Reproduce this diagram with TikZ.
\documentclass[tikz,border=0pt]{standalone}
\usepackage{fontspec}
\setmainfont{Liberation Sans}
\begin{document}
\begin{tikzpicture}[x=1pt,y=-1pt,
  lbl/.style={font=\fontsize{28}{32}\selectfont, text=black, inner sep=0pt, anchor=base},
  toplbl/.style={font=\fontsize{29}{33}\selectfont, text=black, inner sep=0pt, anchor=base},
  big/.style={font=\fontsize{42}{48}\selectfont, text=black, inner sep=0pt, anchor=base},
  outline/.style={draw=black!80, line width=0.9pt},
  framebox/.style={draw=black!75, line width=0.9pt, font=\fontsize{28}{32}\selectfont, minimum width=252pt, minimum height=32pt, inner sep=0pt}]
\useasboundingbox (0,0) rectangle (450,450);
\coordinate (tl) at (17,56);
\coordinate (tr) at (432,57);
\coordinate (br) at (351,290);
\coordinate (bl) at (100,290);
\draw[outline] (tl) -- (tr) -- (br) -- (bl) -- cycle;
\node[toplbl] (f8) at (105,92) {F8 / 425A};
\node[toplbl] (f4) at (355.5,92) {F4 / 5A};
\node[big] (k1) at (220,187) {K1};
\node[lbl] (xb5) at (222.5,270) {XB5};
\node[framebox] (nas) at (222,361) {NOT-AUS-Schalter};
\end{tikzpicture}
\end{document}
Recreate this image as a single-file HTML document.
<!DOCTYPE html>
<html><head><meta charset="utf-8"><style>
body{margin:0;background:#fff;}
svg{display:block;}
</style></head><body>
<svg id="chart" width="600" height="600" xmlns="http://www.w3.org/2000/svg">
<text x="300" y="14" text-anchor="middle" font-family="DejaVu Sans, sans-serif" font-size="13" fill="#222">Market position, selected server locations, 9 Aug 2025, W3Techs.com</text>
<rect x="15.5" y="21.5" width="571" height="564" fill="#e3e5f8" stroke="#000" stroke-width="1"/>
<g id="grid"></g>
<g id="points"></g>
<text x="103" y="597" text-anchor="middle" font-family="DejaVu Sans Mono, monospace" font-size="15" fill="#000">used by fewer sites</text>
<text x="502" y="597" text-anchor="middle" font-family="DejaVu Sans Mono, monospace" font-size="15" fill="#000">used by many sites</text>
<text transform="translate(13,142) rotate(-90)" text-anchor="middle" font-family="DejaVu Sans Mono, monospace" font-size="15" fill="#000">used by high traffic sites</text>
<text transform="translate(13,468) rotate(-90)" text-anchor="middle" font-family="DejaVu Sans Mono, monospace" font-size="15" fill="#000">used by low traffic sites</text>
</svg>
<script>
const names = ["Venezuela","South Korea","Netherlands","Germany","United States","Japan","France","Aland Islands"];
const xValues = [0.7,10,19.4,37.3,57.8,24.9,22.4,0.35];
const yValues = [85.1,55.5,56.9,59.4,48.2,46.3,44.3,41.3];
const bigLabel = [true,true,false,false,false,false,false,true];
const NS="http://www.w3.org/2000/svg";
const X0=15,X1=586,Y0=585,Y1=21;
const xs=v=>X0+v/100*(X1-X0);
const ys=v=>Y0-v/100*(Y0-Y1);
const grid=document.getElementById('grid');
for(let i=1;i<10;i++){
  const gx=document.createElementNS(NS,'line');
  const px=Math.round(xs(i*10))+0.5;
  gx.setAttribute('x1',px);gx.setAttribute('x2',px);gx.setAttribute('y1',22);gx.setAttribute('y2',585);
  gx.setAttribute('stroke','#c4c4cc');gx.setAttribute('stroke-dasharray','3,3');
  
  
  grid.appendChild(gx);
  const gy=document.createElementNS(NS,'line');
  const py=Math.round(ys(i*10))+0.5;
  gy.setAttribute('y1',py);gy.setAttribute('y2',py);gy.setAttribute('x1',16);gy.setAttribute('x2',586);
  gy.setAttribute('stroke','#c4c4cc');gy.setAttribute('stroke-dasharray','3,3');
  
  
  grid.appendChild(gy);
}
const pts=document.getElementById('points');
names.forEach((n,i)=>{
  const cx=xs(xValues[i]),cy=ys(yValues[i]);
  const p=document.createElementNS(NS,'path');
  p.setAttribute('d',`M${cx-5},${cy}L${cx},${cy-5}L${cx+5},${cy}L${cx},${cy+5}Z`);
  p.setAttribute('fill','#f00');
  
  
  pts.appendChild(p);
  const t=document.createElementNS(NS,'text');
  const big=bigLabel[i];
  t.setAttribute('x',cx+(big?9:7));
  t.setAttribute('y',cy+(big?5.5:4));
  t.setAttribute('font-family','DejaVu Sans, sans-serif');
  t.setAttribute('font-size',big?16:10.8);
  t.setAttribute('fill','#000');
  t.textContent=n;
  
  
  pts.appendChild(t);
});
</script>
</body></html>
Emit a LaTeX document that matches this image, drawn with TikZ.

- - - - - - -

Set problem>
Print the entries exactly. Include every one.

Answer to the exercise>
Reproduce this diagram with TikZ.
\documentclass[tikz,border=0pt]{standalone}
\usepackage{fontspec}
\setmainfont{Liberation Sans}
\begin{document}
\begin{tikzpicture}[x=1pt,y=-1pt,
  lbl/.style={font=\fontsize{28}{32}\selectfont, text=black, inner sep=0pt, anchor=base},
  toplbl/.style={font=\fontsize{29}{33}\selectfont, text=black, inner sep=0pt, anchor=base},
  big/.style={font=\fontsize{42}{48}\selectfont, text=black, inner sep=0pt, anchor=base},
  outline/.style={draw=black!80, line width=0.9pt},
  framebox/.style={draw=black!75, line width=0.9pt, font=\fontsize{28}{32}\selectfont, minimum width=252pt, minimum height=32pt, inner sep=0pt}]
\useasboundingbox (0,0) rectangle (450,450);
\coordinate (tl) at (17,56);
\coordinate (tr) at (432,57);
\coordinate (br) at (351,290);
\coordinate (bl) at (100,290);
\draw[outline] (tl) -- (tr) -- (br) -- (bl) -- cycle;
\node[toplbl] (f8) at (105,92) {F8 / 425A};
\node[toplbl] (f4) at (355.5,92) {F4 / 5A};
\node[big] (k1) at (220,187) {K1};
\node[lbl] (xb5) at (222.5,270) {XB5};
\node[framebox] (nas) at (222,361) {NOT-AUS-Schalter};
\end{tikzpicture}
\end{document}
Recreate this image as a single-file HTML document.
<!DOCTYPE html>
<html><head><meta charset="utf-8"><style>
body{margin:0;background:#fff;}
svg{display:block;}
</style></head><body>
<svg id="chart" width="600" height="600" xmlns="http://www.w3.org/2000/svg">
<text x="300" y="14" text-anchor="middle" font-family="DejaVu Sans, sans-serif" font-size="13" fill="#222">Market position, selected server locations, 9 Aug 2025, W3Techs.com</text>
<rect x="15.5" y="21.5" width="571" height="564" fill="#e3e5f8" stroke="#000" stroke-width="1"/>
<g id="grid"></g>
<g id="points"></g>
<text x="103" y="597" text-anchor="middle" font-family="DejaVu Sans Mono, monospace" font-size="15" fill="#000">used by fewer sites</text>
<text x="502" y="597" text-anchor="middle" font-family="DejaVu Sans Mono, monospace" font-size="15" fill="#000">used by many sites</text>
<text transform="translate(13,142) rotate(-90)" text-anchor="middle" font-family="DejaVu Sans Mono, monospace" font-size="15" fill="#000">used by high traffic sites</text>
<text transform="translate(13,468) rotate(-90)" text-anchor="middle" font-family="DejaVu Sans Mono, monospace" font-size="15" fill="#000">used by low traffic sites</text>
</svg>
<script>
const names = ["Venezuela","South Korea","Netherlands","Germany","United States","Japan","France","Aland Islands"];
const xValues = [0.7,10,19.4,37.3,57.8,24.9,22.4,0.35];
const yValues = [85.1,55.5,56.9,59.4,48.2,46.3,44.3,41.3];
const bigLabel = [true,true,false,false,false,false,false,true];
const NS="http://www.w3.org/2000/svg";
const X0=15,X1=586,Y0=585,Y1=21;
const xs=v=>X0+v/100*(X1-X0);
const ys=v=>Y0-v/100*(Y0-Y1);
const grid=document.getElementById('grid');
for(let i=1;i<10;i++){
  const gx=document.createElementNS(NS,'line');
  const px=Math.round(xs(i*10))+0.5;
  gx.setAttribute('x1',px);gx.setAttribute('x2',px);gx.setAttribute('y1',22);gx.setAttribute('y2',585);
  gx.setAttribute('stroke','#c4c4cc');gx.setAttribute('stroke-dasharray','3,3');
  
  
  grid.appendChild(gx);
  const gy=document.createElementNS(NS,'line');
  const py=Math.round(ys(i*10))+0.5;
  gy.setAttribute('y1',py);gy.setAttribute('y2',py);gy.setAttribute('x1',16);gy.setAttribute('x2',586);
  gy.setAttribute('stroke','#c4c4cc');gy.setAttribute('stroke-dasharray','3,3');
  
  
  grid.appendChild(gy);
}
const pts=document.getElementById('points');
names.forEach((n,i)=>{
  const cx=xs(xValues[i]),cy=ys(yValues[i]);
  const p=document.createElementNS(NS,'path');
  p.setAttribute('d',`M${cx-5},${cy}L${cx},${cy-5}L${cx+5},${cy}L${cx},${cy+5}Z`);
  p.setAttribute('fill','#f00');
  
  
  pts.appendChild(p);
  const t=document.createElementNS(NS,'text');
  const big=bigLabel[i];
  t.setAttribute('x',cx+(big?9:7));
  t.setAttribute('y',cy+(big?5.5:4));
  t.setAttribute('font-family','DejaVu Sans, sans-serif');
  t.setAttribute('font-size',big?16:10.8);
  t.setAttribute('fill','#000');
  t.textContent=n;
  
  
  pts.appendChild(t);
});
</script>
</body></html>
Emit a LaTeX document that matches this image, drawn with TikZ.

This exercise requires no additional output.